▸ WORK TO DO
Extract only the first line of the listing and every line after it up to and including the one with "const fitData = FIT_RATE.map((x, i)". Omit the pictures.

— start SOURCE MATERIAL —

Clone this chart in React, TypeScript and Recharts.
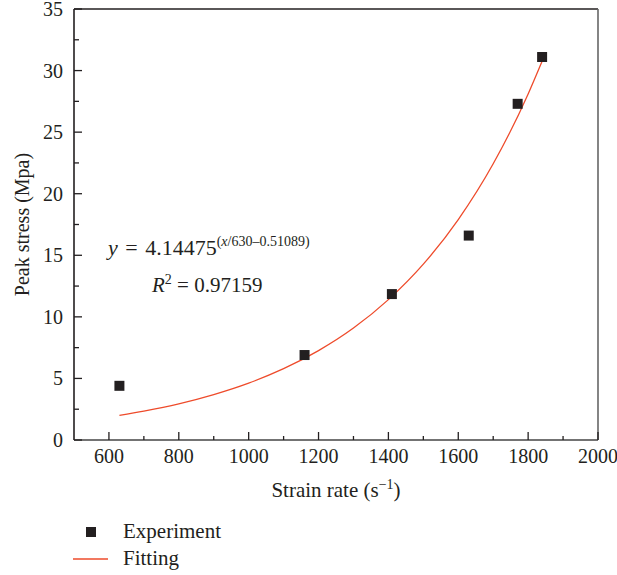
import React from 'react';
import {
  ComposedChart,
  Scatter,
  Line,
  XAxis,
  YAxis,
  ZAxis,
  Legend,
  ReferenceLine,
  Customized,
} from 'recharts';

const FONT = "'Liberation Serif', 'Times New Roman', serif";
const INK = '#231f20';
const RED = '#ee4b2b';

// measured points (strain rate, peak stress)
const EXP_RATE = [630, 1160, 1410, 1630, 1770, 1840];
const EXP_STRESS = [4.4, 6.9, 11.85, 16.6, 27.3, 31.1];

// fitted curve
const FIT_RATE = [630, 700, 800, 900, 1000, 1100, 1200, 1300, 1400, 1500, 1600, 1700, 1800, 1840];
const FIT_STRESS = [2.0, 2.35, 2.94, 3.69, 4.62, 5.79, 7.26, 9.09, 11.4, 14.28, 17.9, 22.43, 28.1, 30.76];

const X_TICKS = [600, 700, 800, 900, 1000, 1100, 1200, 1300, 1400, 1500, 1600, 1700, 1800, 1900, 2000];
const Y_TICKS = [0, 2.5, 5, 7.5, 10, 12.5, 15, 17.5, 20, 22.5, 25, 27.5, 30, 32.5, 35];

const expData = EXP_RATE.map((x, i) => ({ x, y: EXP_STRESS[i] }));
const fitData = FIT_RATE.map((x, i) => ({ x, y: FIT_STRESS[i] }));

const XTick = (props: any) => {
  const { x, y, payload } = props;
  const major = payload.value % 200 === 0;
  return (
    <g>
      <line x1={x} y1={y} x2={x} y2={y - (major ? 8 : 4)} stroke={INK} strokeWidth={1.3} />
      {major && (
        <text x={x} y={y + 23} textAnchor="middle" fontSize={20} fill={INK} fontFamily={FONT}>
          {payload.value}
        </text>
      )}
    </g>
  );
};

const YTick = (props: any) => {
  const { x, y, payload } = props;
  const major = payload.value % 5 === 0;
  return (
    <g>
      <line x1={x} y1={y} x2={x + (major ? 8 : 5)} y2={y} stroke={INK} strokeWidth={1.3} />
      {major && (
        <text x={x - 11} y={y + 7} textAnchor="end" fontSize={20} fill={INK} fontFamily={FONT}>
          {payload.value}
        </text>
      )}
    </g>
  );
};

const XLabel = (props: any) => {
  const { viewBox } = props;
  const cx = viewBox.x + viewBox.width / 2;
  return (
    <text x={cx} y={viewBox.y + 57} textAnchor="middle" fontSize={21} fill={INK} fontFamily={FONT}>
      Strain rate (s
      <tspan fontSize={14} dy={-8}>−1</tspan>
      <tspan dy={8}>)</tspan>
    </text>
  );
};

const YLabel = (props: any) => {
  const { viewBox } = props;
  const cy = viewBox.y + viewBox.height / 2;
  return (
    <text
      x={29}
      y={cy}
      transform={`rotate(-90, 29, ${cy})`}
      textAnchor="middle"
      fontSize={20}
      fill={INK}
      fontFamily={FONT}
    >
      Peak stress (Mpa)
    </text>
  );
};

const Annotation = () => (
  <g fontFamily={FONT} fill={INK}>
    <text x={108} y={255} fontSize={22} wordSpacing={2}>
      <tspan fontStyle="italic">y</tspan> = 4.14475
      <tspan fontSize={14} dy={-9} wordSpacing={0}>
        (<tspan fontStyle="italic">x</tspan>/630–0.51089)
      </tspan>
    </text>
    <text x={152} y={292} fontSize={21}>
      <tspan fontStyle="italic">R</tspan>
      <tspan fontSize={14} dy={-8}>2</tspan>
      <tspan dy={8}> = 0.97159</tspan>
    </text>
  </g>
);

const LegendBox = (props: any) => {
  const items = props.payload || [];
  return (
    <svg width={220} height={60} style={{ display: 'block' }}>
      {items.map((it: any, i: number) => {
        const cy = 14 + i * 27;
        return (
          <g key={it.value}>
            {it.type === 'line' ? (
              <line x1={3} x2={38} y1={cy} y2={cy} stroke={RED} strokeWidth={1.3} />
            ) : (
              <rect x={16} y={cy - 5} width={10} height={10} fill={INK} />
            )}
            <text x={53} y={cy + 6} fontSize={21} fill={INK} fontFamily={FONT}>
              {it.value}
            </text>
          </g>
        );
      })}
    </svg>
  );
};

export default function App() {
  return (
    <div style={{ position: 'absolute', left: 0, top: 0, width: 617, height: 575, background: '#fff' }}>
      <ComposedChart width={617} height={575} margin={{ top: 9, right: 19, left: 0, bottom: 75 }}>
        <XAxis
          type="number"
          dataKey="x"
          domain={[500, 2000]}
          ticks={X_TICKS}
          interval={0}
          tickSize={0}
          tickMargin={0}
          tickLine={false}
          tick={<XTick />}
          height={60}
          axisLine={{ stroke: '#444', strokeWidth: 1.6 }}
          allowDataOverflow
          label={<XLabel />}
        />
        <YAxis
          type="number"
          dataKey="y"
          domain={[0, 35]}
          ticks={Y_TICKS}
          interval={0}
          tickSize={0}
          tickMargin={0}
          tickLine={false}
          tick={<YTick />}
          width={74}
          axisLine={{ stroke: INK, strokeWidth: 1.6 }}
          allowDataOverflow
          label={<YLabel />}
        />
        <ZAxis type="number" range={[100, 100]} />
        <ReferenceLine y={35} stroke={INK} strokeWidth={1.3} ifOverflow="extendDomain" />
        <ReferenceLine x={2000} stroke="#666" strokeWidth={1.6} ifOverflow="extendDomain" />
        <Line
          data={fitData}
          dataKey="y"
          name="Fitting"
          type="monotone"
          stroke={RED}
          strokeWidth={1.3}
          dot={false}
          legendType="line"
          isAnimationActive={false}
        />
        <Scatter
          data={expData}
          dataKey="y"
          name="Experiment"
          fill={INK}
          shape="square"
          legendType="square"
          isAnimationActive={false}
        />
        <Customized component={<Annotation />} />
        <Legend
          layout="vertical"
          verticalAlign="middle"
          align="center"
          content={(p: any) => {
            const sorted = [...(p.payload || [])].sort((a: any, b: any) =>
              a.type === 'line' ? 1 : b.type === 'line' ? -1 : 0,
            );
            return <LegendBox payload={sorted} />;
          }}
          wrapperStyle={{ left: 70, top: 518, width: 220, height: 60 }}
        />
      </ComposedChart>
    </div>
  );
}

— end SOURCE MATERIAL —

▸ COMPLETE OUTPUT
Clone this chart in React, TypeScript and Recharts.
import React from 'react';
import {
  ComposedChart,
  Scatter,
  Line,
  XAxis,
  YAxis,
  ZAxis,
  Legend,
  ReferenceLine,
  Customized,
} from 'recharts';

const FONT = "'Liberation Serif', 'Times New Roman', serif";
const INK = '#231f20';
const RED = '#ee4b2b';

// measured points (strain rate, peak stress)
const EXP_RATE = [630, 1160, 1410, 1630, 1770, 1840];
const EXP_STRESS = [4.4, 6.9, 11.85, 16.6, 27.3, 31.1];

// fitted curve
const FIT_RATE = [630, 700, 800, 900, 1000, 1100, 1200, 1300, 1400, 1500, 1600, 1700, 1800, 1840];
const FIT_STRESS = [2.0, 2.35, 2.94, 3.69, 4.62, 5.79, 7.26, 9.09, 11.4, 14.28, 17.9, 22.43, 28.1, 30.76];

const X_TICKS = [600, 700, 800, 900, 1000, 1100, 1200, 1300, 1400, 1500, 1600, 1700, 1800, 1900, 2000];
const Y_TICKS = [0, 2.5, 5, 7.5, 10, 12.5, 15, 17.5, 20, 22.5, 25, 27.5, 30, 32.5, 35];

const expData = EXP_RATE.map((x, i) => ({ x, y: EXP_STRESS[i] }));
const fitData = FIT_RATE.map((x, i) => ({ x, y: FIT_STRESS[i] }));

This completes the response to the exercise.